April 15th marked the 111th anniversary of the sinking of the Titanic. In NYC, there was a moving and very personal commemoration of the tragic day with various stops around the city.
An Emotionally Moving Tour At “Titanic. The Exhibition“
The first stop was at “Titanic. The Exhibition” (526 6th Avenue) where an intimate and private tour was held. The space has numerous artifacts from passengers and other historical items connected to the ship. From diaries to jewelry, a recovered life vest and event replicas of rooms on the ship are all a part of the experience.
The special part of this particular tour was descendants of survivors and those who passed from the tragedy were in attendance. The private tour was also hosted by Luis Ferreiro, CEO of Musealia, the company who curated and created “Titanic. The Exhibition.” Ferreiro went through various parts of the exhibit telling incredible stories of heroism, tragedy, hope and the layers of details of some of this history.
One story in particular that was heart-wrenching came from Joan Randall. Her mother Louise Fink and three other members of her family survived the sinking of the Titanic. Her mom was just four-years old when the ship sank and the shoes she wore during that time is on display at the exhibit.
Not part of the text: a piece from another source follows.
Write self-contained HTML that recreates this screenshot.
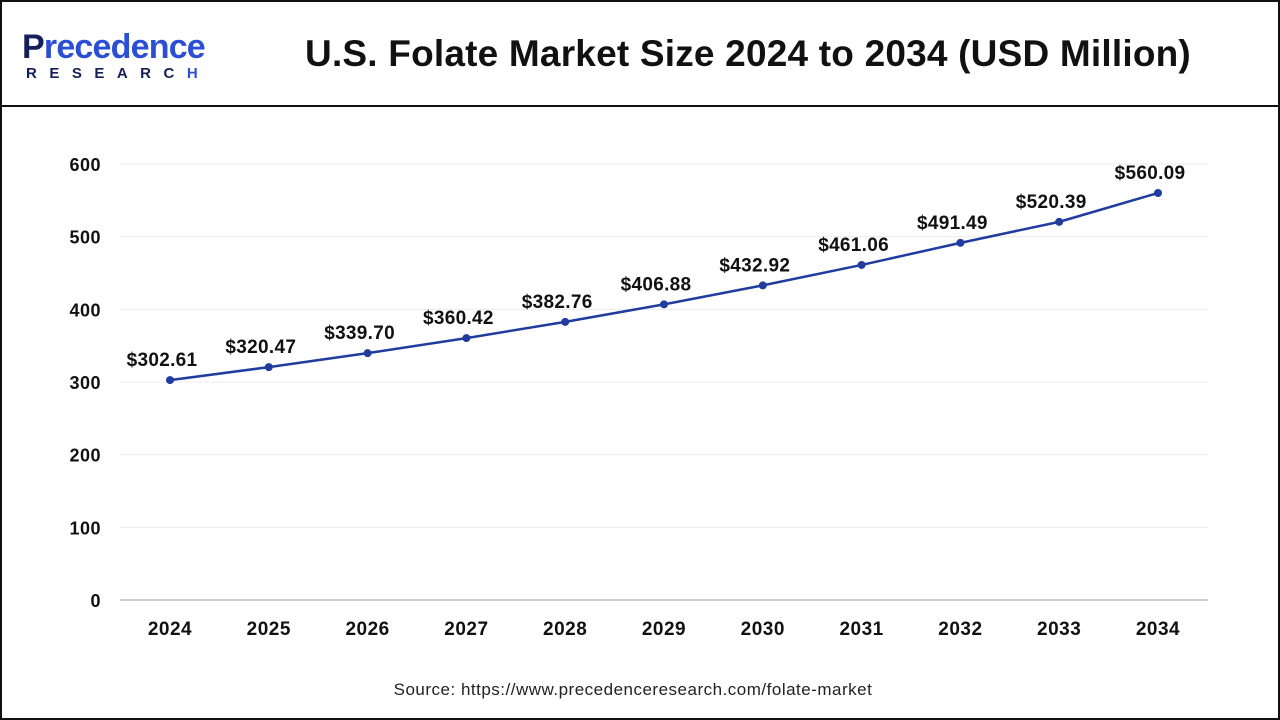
<!DOCTYPE html>
<html><head><meta charset="utf-8"><style>
body{margin:0;width:1280px;height:720px;background:#fff;font-family:"Liberation Sans",sans-serif;overflow:hidden}
#frame{position:absolute;left:0;top:0;width:1276px;height:716px;border:2px solid #111}
#hdr{position:absolute;left:0;top:105px;width:1280px;height:2px;background:#111}
</style></head><body>
<div id="frame"></div>
<div id="hdr"></div>
<div style="position:absolute;left:22px;top:30px">
<div style="font-size:34px;font-weight:bold;color:#2a4fd6;line-height:34px;letter-spacing:-0.8px"><span style="color:#14205a">P</span>recedence</div>
<div style="font-size:15px;font-weight:bold;color:#14205a;letter-spacing:12.5px;margin-top:1px;margin-left:4px">RESEARC<span style="color:#2a4fd6">H</span></div>
</div>
<div style="position:absolute;left:248px;width:1000px;top:33px;text-align:center;font-size:37px;font-weight:bold;color:#111;letter-spacing:0.2px">U.S. Folate Market Size 2024 to 2034 (USD Million)</div>
<svg id="chart" width="1280" height="720" style="position:absolute;left:0;top:0"></svg>
<div style="position:absolute;left:133px;width:1000px;top:680px;text-align:center;font-size:17px;color:#222;letter-spacing:0.5px">Source: https://www.precedenceresearch.com/folate-market</div>
<script>
const years=["2024","2025","2026","2027","2028","2029","2030","2031","2032","2033","2034"];
const values=[302.61,320.47,339.70,360.42,382.76,406.88,432.92,461.06,491.49,520.39,560.09];
const yTicks=[0,100,200,300,400,500,600];
const NS="http://www.w3.org/2000/svg";
const svg=document.getElementById('chart');
const x=i=>170+i*98.8;
const y=v=>600-v*(436/600);
function mk(t,a){const e=document.createElementNS(NS,t);for(const k in a)e.setAttribute(k,a[k]);svg.appendChild(e);return e;}
yTicks.forEach(t=>{
 if(t>0){const g=mk('line',{x1:120,x2:1208,y1:y(t),y2:y(t),stroke:'#ececec','stroke-width':1});
 
 }
 const l=mk('text',{x:101,y:y(t)+7,'text-anchor':'end','font-size':18,'font-weight':'bold',fill:'#111','letter-spacing':0.5});
 l.textContent=t;
 
 
});
const ax=mk('line',{x1:120,x2:1208,y1:600,y2:600,stroke:'#bbb','stroke-width':1.5});


years.forEach((yr,i)=>{
 const l=mk('text',{x:x(i),y:635,'text-anchor':'middle','font-size':19,'font-weight':'bold',fill:'#111','letter-spacing':0.5});
 l.textContent=yr;
 
 
});
const line=mk('polyline',{points:values.map((v,i)=>x(i)+','+y(v)).join(' '),fill:'none',stroke:'#1f3c9e','stroke-width':2.5});


values.forEach((v,i)=>{
 const c=mk('circle',{cx:x(i),cy:y(v),r:4,fill:'#1f3c9e'});
 
 
 const t=mk('text',{x:x(i)-8,y:y(v)-14,'text-anchor':'middle','font-size':19,'font-weight':'bold',fill:'#111','letter-spacing':0.3});
 t.textContent='$'+v.toFixed(2);
 
 
});
</script>
</body></html>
Part of the reason Randall’s mom and her family survived was because of the Marconi telegraph machine which sent calls to nearby ships to help save passengers in lifeboats. A representative who spoke for the Marconi family called Princess Elettra Marconi (her father Guglielmo Marconi invented the device) to speak to the descendants there. It was a full circle moment for someone like Joan Randall, a daughter of a Titanic survivor, to speak to the daughter of someone whose invention helped save her mother’s life.
At the end of “Titanic. The Exhibition,” there is a room with the names of the perished passengers from first, second and third class as well as crew members. Over 1,500 people who lost their lives on April 15th, 1912. We were able to put a small candle light in the room as a small token of respect.
Words of Remembrance at the Titanic Memorial Lighthouse
We moved from the exhibit to the Titanic Memorial Lighthouse at the South Street Seaport, a structure many people might miss or just walk past. Fortunately, the full restoration of the lighthouse is set to take place by summer 2024. On April 15th, it’s a place of refuge for those affected members of the Titanic community.
Multiple wreaths were placed around the lighthouse memorial. Some descendants shared a few words and thoughts. The commissioner of the Mayor’s Office of Immigrant Affairs, Manuel Castro spoke to the crowd about the power and hardships of immigrants. The story of immigration is a steady thread in many of the passengers stories who were aboard the Titanic.
Many passenger narratives were about just wanting a better life for themselves and their families. It’s a somber realization to commemorate the passengers who died, in a city they were looking forward to calling home but never got the chance to.
An Exhale of Peace and Prayers at Pier 16
A couple of the wreaths were taken to a final resting place, Pier 16. A few descendants let the wreaths go into the Hudson River. It was a quiet and soft moment as we watched them float away towards the Brooklyn Bridge.
We stood there looking out on the water as clouds began to gather. We were at the destination city the Titanic was supposed to sail to, on the day it sank, 111 years ago. It was a bittersweet moment thinking of the lives lost, the lives saved and a level of immense gratitude for the life we have now.